When you choose a life partner you would do well to consider what happened to me when I tried to replace a missing screw

It almost never fails: every time I buy one of those cheap pieces of furniture—the kind made of sawdust or some kind of glorified cardboard—there’s at least one significant piece missing. The last desk I tried to put together was missing one wood screw—but a vital one. I know, you’re supposed to check if all pieces are present before beginning the project. But what’s the difference? I’d still be short a wood screw.

So I went down to the local hardware store and proudly announced to the clerk that I only needed one wood screw to finish this fine woodworking project I’d been toiling over. But my attempt to impress him failed and he quickly countered that he only sold wood screws in packs of 500. “I’m not breaking open a bag for you. I’ll lose money,” he said with righteous indignation. Because the last thing I wanted to do was to rob a good, solid American of his chance to succeed in life, I bought the pack of 500. I did so knowing full-well that I’d never use 499 wood screws the rest of my life. Like one of those Macaw parrots, I’d probably have to put the damn screws in my will—most likely take three or four generations to use them up.

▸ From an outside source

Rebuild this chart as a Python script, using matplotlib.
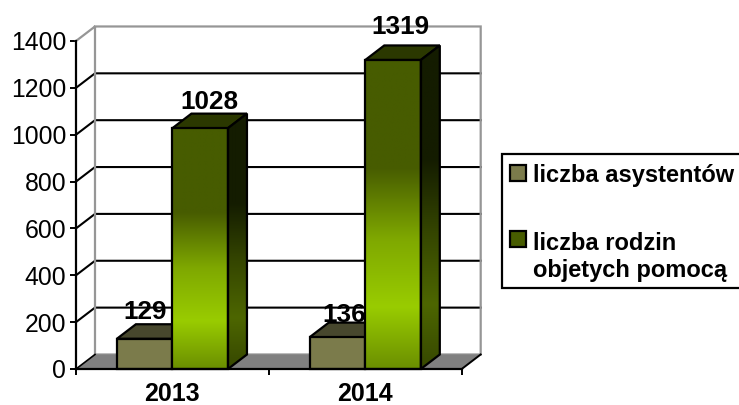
import numpy as np
import matplotlib
matplotlib.use("Agg")
import matplotlib.pyplot as plt
from matplotlib.colors import LinearSegmentedColormap
from matplotlib.legend_handler import HandlerPatch
from matplotlib.patches import Polygon, Patch, Rectangle

plt.rcParams['font.family'] = ['Liberation Sans', 'DejaVu Sans']

categories = ['2013', '2014']
series_names = ['liczba asystentów', 'liczba rodzin\nobjetych pomocą']
asystenci = [129, 136]
rodziny = [1028, 1319]
y_ticks = [0, 200, 400, 600, 800, 1000, 1200, 1400]

DX, DY = 0.0985, 62
BAR_W = 0.288

GREEN_FRONT = LinearSegmentedColormap.from_list('gf', [(0, '#6b8f00'), (.2, '#99cc00'), (.42, '#7fa800'), (.65, '#475c00'), (1, '#475c00')])
GREEN_SIDE = LinearSegmentedColormap.from_list('gs', [(0, '#364700'), (.2, '#4d6600'), (.42, '#354600'), (.65, '#141c00'), (1, '#141c00')])

fig = plt.figure(figsize=(7.39, 4.05), dpi=100, facecolor='white')
ax = fig.add_axes([76 / 739, 1 - 369 / 405, (461.7 - 76) / 739, (369 - 41) / 405])
ax.set_xlim(0, 2)
ax.set_ylim(0, 1400)


def grad_poly(pts, cmap, ymax, z):
    poly = Polygon(pts, closed=True, fc='none', ec='black', lw=1.6, zorder=z + .1, clip_on=False, joinstyle='miter')
    ax.add_patch(poly)
    xs = [p[0] for p in pts]
    grad = np.linspace(1, 0, 256).reshape(-1, 1)
    im = ax.imshow(grad, cmap=cmap, vmin=0, vmax=1, aspect='auto', zorder=z,
                   extent=[min(xs), max(xs), 0, ymax], interpolation='bilinear')
    clip = Polygon(pts, closed=True, transform=ax.transData)
    im.set_clip_path(clip)
    return poly


def bar3d(x0, v, front, side, top, z):
    x1 = x0 + BAR_W
    ax.add_patch(Polygon([(x0, v), (x1, v), (x1 + DX, v + DY), (x0 + DX, v + DY)], closed=True,
                         fc=top, ec='black', lw=1.6, zorder=z, clip_on=False, joinstyle='miter'))
    if isinstance(side, str):
        ax.add_patch(Polygon([(x1, 0), (x1 + DX, DY), (x1 + DX, v + DY), (x1, v)], closed=True,
                             fc=side, ec='black', lw=1.6, zorder=z, clip_on=False))
    else:
        grad_poly([(x1, 0), (x1 + DX, DY), (x1 + DX, v + DY), (x1, v)], side, v + DY, z)
    if isinstance(front, str):
        ax.add_patch(Polygon([(x0, 0), (x1, 0), (x1, v), (x0, v)], closed=True,
                             fc=front, ec='black', lw=1.6, zorder=z, clip_on=False))
    else:
        grad_poly([(x0, 0), (x1, 0), (x1, v), (x0, v)], front, v, z)


# walls and floor
for v in y_ticks[1:-1]:
    ax.plot([0, DX, 2 + DX], [v, v + DY, v + DY], color='black', lw=1.5, zorder=2, clip_on=False, solid_joinstyle='miter')
ax.plot([0, DX, DX, 2 + DX, 2 + DX, DX], [1400, 1400 + DY, DY, DY, 1400 + DY, 1400 + DY],
        color='#969696', lw=1.6, zorder=2, clip_on=False, solid_joinstyle='miter')
ax.add_patch(Polygon([(0, 0), (2, 0), (2 + DX, DY), (DX, DY)], closed=True, fc='#808080', ec='none', zorder=2.1, clip_on=False))
ax.plot([0, DX], [0, DY], color='black', lw=1.2, zorder=2.2, clip_on=False)
ax.plot([2, 2 + DX], [0, DY], color='black', lw=1.4, zorder=2.2, clip_on=False)

# bars
for i, (a, r) in enumerate(zip(asystenci, rodziny)):
    bar3d(i + .5 - BAR_W, a, '#7b7b4b', '#3c3c26', '#47472d', 3)
    bar3d(i + .5, r, GREEN_FRONT, GREEN_SIDE, '#2b3800', 5)

ax.set_xlim(0, 2)
ax.set_ylim(0, 1400)

# value labels: (bar x reference, value, pixel offset)
label_offsets = {0: [(0, 29), (9, 29)], 1: [(6.5, 25), (7, 35)]}
for i, (a, r) in enumerate(zip(asystenci, rodziny)):
    for j, (v, x0) in enumerate([(a, i + .5 - BAR_W / 2), (r, i + .5 + BAR_W / 2)]):
        ox, oy = label_offsets[i][j]
        ax.annotate(str(v), xy=(x0, v), xytext=(ox * .72, oy * .72), textcoords='offset points',
                    ha='center', va='center_baseline', fontsize=18.8, fontweight='bold', color='black',
                    zorder=4, annotation_clip=False)

for s in ('top', 'right'):
    ax.spines[s].set_visible(False)
for s in ('left', 'bottom'):
    ax.spines[s].set_linewidth(1.6)
    ax.spines[s].set_zorder(6)
ax.set_yticks(y_ticks)
ax.tick_params(axis='y', length=4, width=1.4, labelsize=17.8, pad=3)
ax.set_xticks([0, 1, 2])
ax.set_xticklabels([])
ax.set_xticks([.5, 1.5], minor=True)
ax.set_xticklabels(categories, minor=True, fontsize=18, fontweight='bold')
ax.tick_params(axis='x', which='major', length=4.5, width=1.4)
ax.tick_params(axis='x', which='minor', length=0, pad=9.2)


class ShiftedHandler(HandlerPatch):
    def __init__(self, y_frac):
        super().__init__()
        self.y_frac = y_frac

    def create_artists(self, legend, orig_handle, xdescent, ydescent, width, height, fontsize, trans):
        r = Rectangle((0, self.y_frac * fontsize), width, height)
        self.update_prop(r, orig_handle, legend)
        r.set_transform(trans)
        return [r]


handles = [Patch(fc='#7b7b4b', ec='black', lw=1.6), Patch(fc='#475c00', ec='black', lw=1.6)]
leg = fig.legend(handles, series_names, loc='upper left', bbox_to_anchor=(502 / 739, 1 - 154 / 405),
                 bbox_transform=fig.transFigure, fancybox=False, edgecolor='black', framealpha=1,
                 prop={'size': 17, 'weight': 'bold'}, handlelength=.68, handleheight=.68, handletextpad=.3,
                 labelspacing=1.9, borderpad=.34, borderaxespad=0,
                 handler_map={handles[0]: ShiftedHandler(-.04), handles[1]: ShiftedHandler(.69)})
leg.get_frame().set_linewidth(1.6)
for t in leg.get_texts():
    t.set_y(-2.16)

fig.savefig('out.png', dpi=100)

And this, my friends exemplifies marriage. You go out into the world and you choose someone to start a life with. Most of the time you pick a partner based on what you think he/she has that you’re missing. Remember the famous line from the movie Jerry Maguire? “You complete me.”  In this sense, you are the unfinished desk in need of the one wood screw that will complete you. It’s actually romantic in a medieval sort of way. Problem is, once you find your beloved wood screw or soul mate, you may soon realize that instead of one wood screw you’ve become the proud owner of 499 of those suckers. For example, you might consider yourself a shy, quiet individual in need of someone more assertive as a compliment to your personality. Instead you end up with is an aggressive, even controlling person—someone you might consider a bully or an embarrassment. Gee, you only wanted one wood screw or someone who was slightly more assertive, but instead you got 499 wood screws and an individual who downright dominates you. What to do? Like most people you’d probably spend the rest of your relationship life trying to encourage your partner to better fit your fantasied image of him/her—reduce the screw count so-to-speak, but to no avail. I guess you could call it an over adjustment. Better to choose your furniture more carefully.